Directors disagree that making business sense means their creativity and independence go out of the window. Speaking about Agent Vinod vis-à-vis his earlier critically-acclaimed films, Sriram says, “Both Johnny Gaddaar and Ek Hasina Thi were smaller films and didn't need huge budgets. If the budget of a film is high, there is the responsibility of getting the money back. For example, in Agent Vinod I tried to ensure the violence was not gory, simply because the film was aimed at kids. And I didn't want an Adults-only rating. I think kids loved the movie more than most adults. I remember seeing Where Eagles Dare when I was 12 or so. I didn't understand the story but I loved watching the film,” emphasising that the film’s reins were in his hands (and not in lead actor and producer Saif’s, as was being reported constantly when Agent Vinod was underway).
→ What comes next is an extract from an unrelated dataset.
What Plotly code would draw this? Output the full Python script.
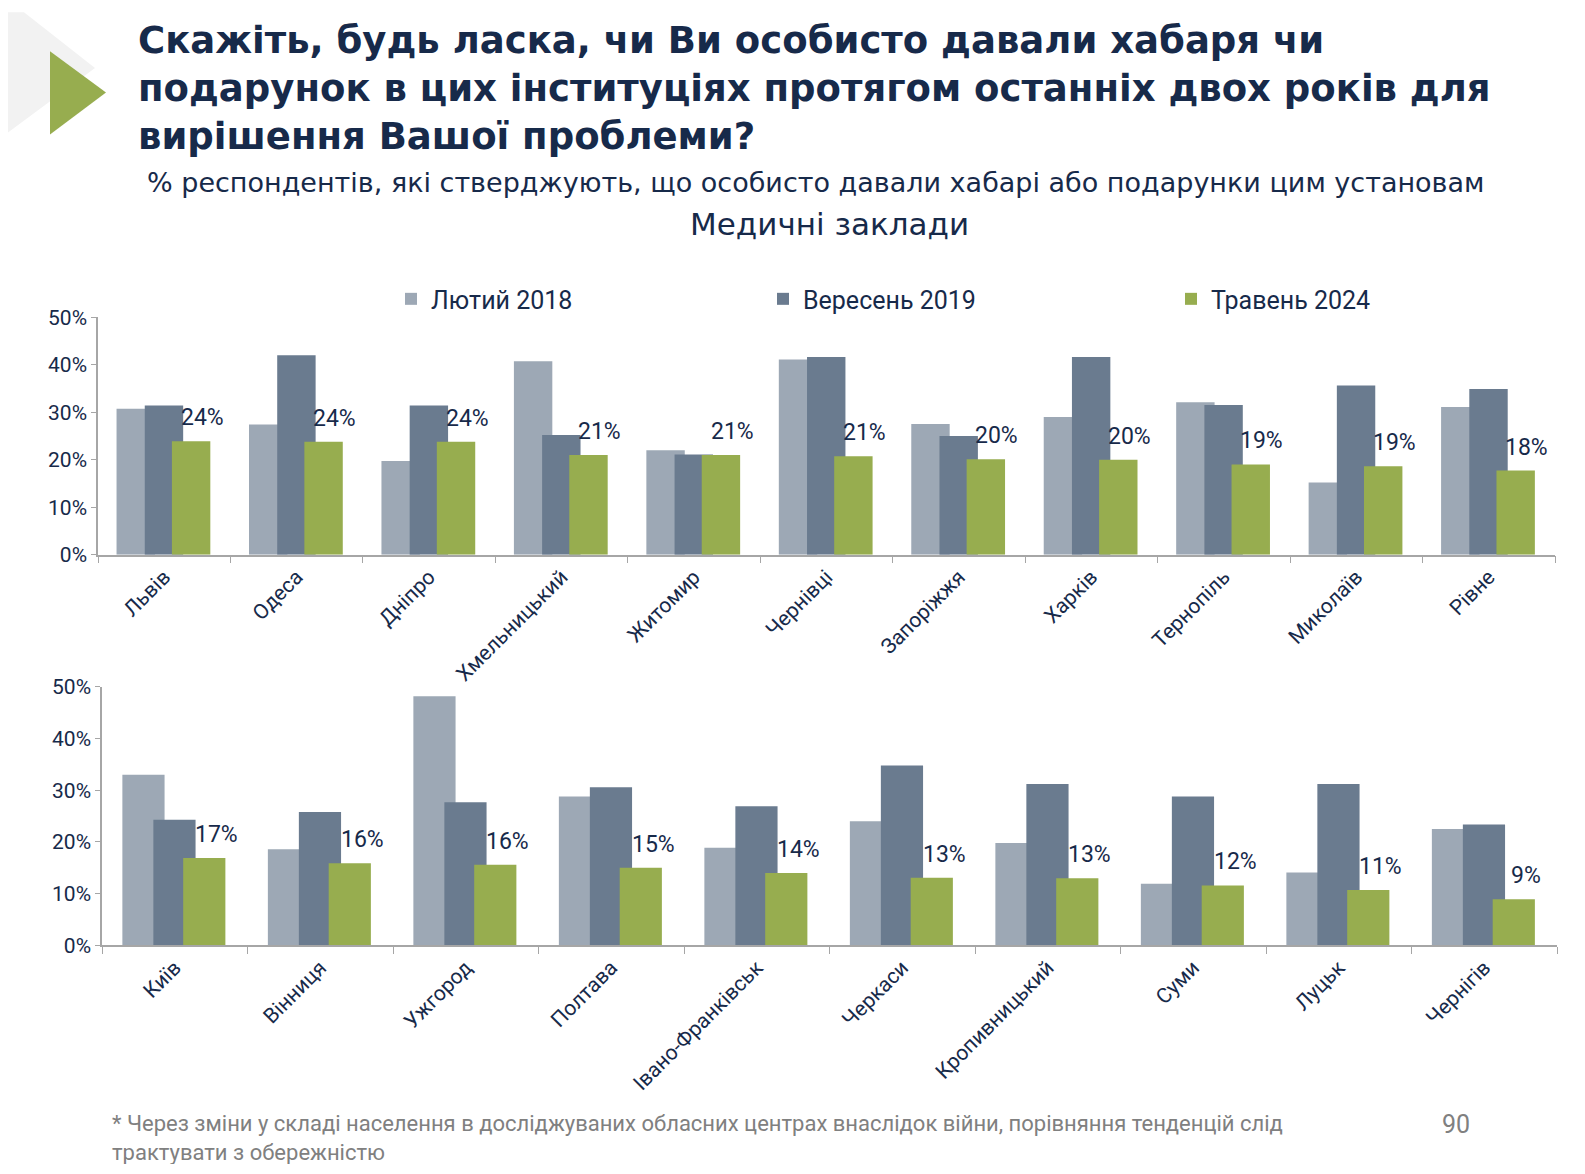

Trade analyst Amod Mehra does not endorse this view. “What’s a commercial film? To me, it means one that has romance, drama, comedy, action and all the formula stuff that we can think of. If these filmmakers think that they can envelop an art film with songs and sell it as commercial cinema, they are mistaken. When Nishikant tried something like Force, the makers will tell you that contrary to market perception, they lost money on it. We all know what happened to Agent Vinod. Everyone wants to lure the audience into the theatres so ‘masala’ or ‘item’ are the best-selling words to promote their product. Personally, I think filmmakers who make parallel or art or realistic cinema, whatever you may call it, should continue doing only that. Venturing into commercial space is making them clearly uncomfortable. The producers’ pulls and pressures are too difficult to handle, making even a man like Dibakar include an item dance!” he concludes.